El pueblo de Chicul prestaba a sus muertos una gran atención. Sus habitantes creían que con la muerte su espíritu iba al Lacego, templo donde se encontraba su dios Seyculan. Si alguna persona había obrado mal durante su vida, sin ofrecer un sacrificio por ello, no era enterrada en el cementerio de los "impecables", sino en un lugar cercano, sin arboleda que le diera sombra, sin flores ni frutos, sin tumbas ni indicación alguna, porque eran "almas oscuras"; en tanto que los anteriores gozaban con un arco de flores en su entrada, con arboles frutales y florales en sus pasillos, cuyos productos podían ser cogidos por sus familiares para ornamentar sus sepulcros.
No existían en el pueblo de Chicul religiosos. Todas las enseñanzas relacionadas con sus creencias y las normas a seguir en cuanto al seguimiento de su dios, eran realizadas por los padres con exclusividad, hasta la edad de quince años. Pasado este tiempo, los jóvenes tenían libertad para ponerlas en práctica bajo su responsabilidad durante toda su vida o renunciar a las mismas; cosa que les obligaba a buscar la luz fuera de las montañas donde residían y a convivir con otros pueblos y a que conocieran otras creencias, con el fin elegirlas para siempre o volver a las suyas.
El dibujo que ponemos a continuación muestra el lugar donde vivían Chicul y los suyos.
En la cordillera de Sindad, en su montaña más alta, conocida con el mismo nombre, y en su cima existía el templo del dios Seyculan, de acceso dificultoso y construido de piedras procedentes de las demás montañas, y a su sombra estaban las viviendas de sus habitantes, horadadas en el interior de las laderas de la misma. Una encrucijada de caminos rodeaban, ascendiendo y descendiendo desde el templo hasta el valle, donde residieron hacía muchísimos años; pero que tuvieron que abandonar por razones de seguridad, ante el ataque de pueblos primitivos, en la búsqueda de la riqueza de sus minerales preciosos.
Construyendo sus casas en la misma montaña, su defensa ante aquellos enemigos depredadores fue más acertada y al mismo tiempo impedían que les usurparan sus riquezas, las que lucían con orgullo y les permitían sobrevivir con su comercio.

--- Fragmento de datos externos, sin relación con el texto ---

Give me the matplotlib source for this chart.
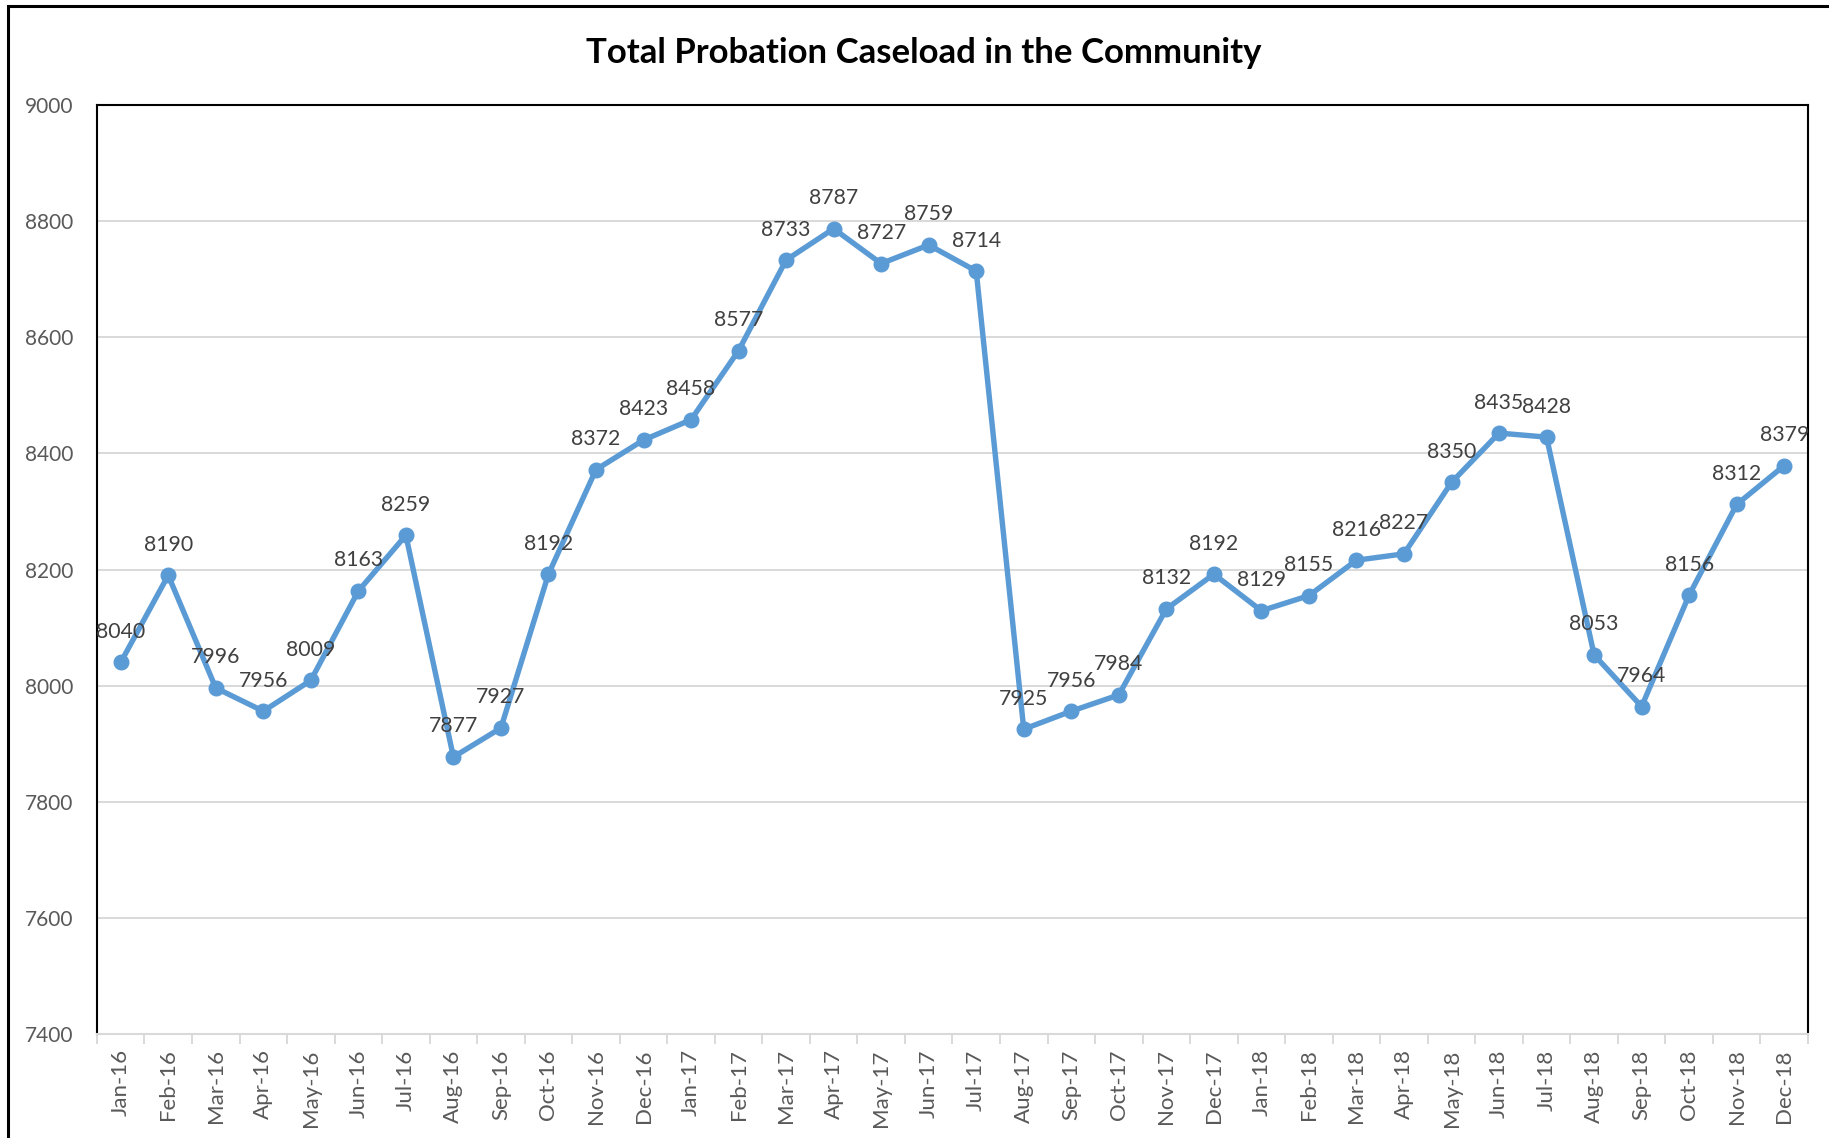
import matplotlib
matplotlib.use("Agg")
import matplotlib.pyplot as plt
from matplotlib.patches import Rectangle
import numpy as np

months = ["Jan", "Feb", "Mar", "Apr", "May", "Jun",
          "Jul", "Aug", "Sep", "Oct", "Nov", "Dec"]
years = ["16", "17", "18"]
labels = [f"{m}-{y}" for y in years for m in months]

caseload = [
    8040, 8190, 7996, 7956, 8009, 8163, 8259, 7877, 7927, 8192, 8372, 8423,
    8458, 8577, 8733, 8787, 8727, 8759, 8714, 7925, 7956, 7984, 8132, 8192,
    8129, 8155, 8216, 8227, 8350, 8435, 8428, 8053, 7964, 8156, 8312, 8379,
]
y_ticks = [7400, 7600, 7800, 8000, 8200, 8400, 8600, 8800, 9000]

plt.rcParams["font.family"] = ["Lato", "DejaVu Sans"]

blue = "#5B9BD5"
label_grey = "#404040"
tick_grey = "#595959"
grid_grey = "#D9D9D9"

fig = plt.figure(figsize=(18.29, 11.38), dpi=100)
ax = fig.add_axes([0.053, 0.0914, 0.9355, 0.8163])

x = np.arange(len(caseload))
ax.plot(x, caseload, color=blue, lw=3.9, marker="o", ms=10.5,
        solid_joinstyle="round", zorder=3)

for xi, v in zip(x, caseload):
    ax.annotate(str(v), (xi, v), xytext=(0, 22), textcoords="offset points",
                ha="center", va="center", fontsize=15.3, color=label_grey,
                zorder=4)

ax.set_xlim(-0.5, len(caseload) - 0.5)
ax.set_ylim(7400, 9000)
ax.set_yticks(y_ticks)
ax.tick_params(axis="y", length=0, pad=17, labelsize=15, labelcolor=tick_grey)
ax.yaxis.grid(True, color=grid_grey, lw=1.4, zorder=0)

ax.set_xticks(x)
ax.set_xticklabels(labels, rotation=90)
ax.tick_params(axis="x", which="major", length=0, pad=11, labelsize=16,
               labelcolor=tick_grey)
ax.set_xticks(np.arange(-0.5, len(caseload)), minor=True)
ax.tick_params(axis="x", which="minor", length=7, width=1.4, color=grid_grey)

for side in ["top", "left", "right"]:
    ax.spines[side].set_color("black")
    ax.spines[side].set_linewidth(1.5)
ax.spines["bottom"].set_color(grid_grey)
ax.spines["bottom"].set_linewidth(1.5)
ax.set_axisbelow(True)

fig.text(0.505, 1 - 53 / 1138, "Total Probation Caseload in the Community",
         ha="center", va="center", fontsize=25, fontweight="bold")

# outer chart border, only left and top edges are visible in the crop
fig.patches.append(Rectangle((8 / 1829, -0.1), 1.1, 1.1 - 6 / 1138,
                             transform=fig.transFigure, fill=False,
                             edgecolor="black", lw=2.2))

fig.savefig("out.png", dpi=100)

Todas las casas se comunicaban entre sí por una serie de pasadizos o minas que conforme avanzaba el tiempo dieron lugar a un laberinto enorme, que sólo conocían ellos y cuyos dibujos o planos eran guardados celosamente en el arca sagrada del templo, que también daba cobijo a los libros sacros y a la memoria de su historia desde sus orígenes, y vigilada por los pocos guerreros de este pueblo, tanto de día como de noche, o cuando era necesario por los cabezas de familia de las casas más cercanas, que se iban alternando de forma ordenada. Sus viviendas-cuevas eran confortables, a pesar de su rusticidad, gracias al comercio de las piedras preciosas que iban obteniendo del interior de las mismas conforme les hacía falta para obtener de otros pueblos lo que necesitaban.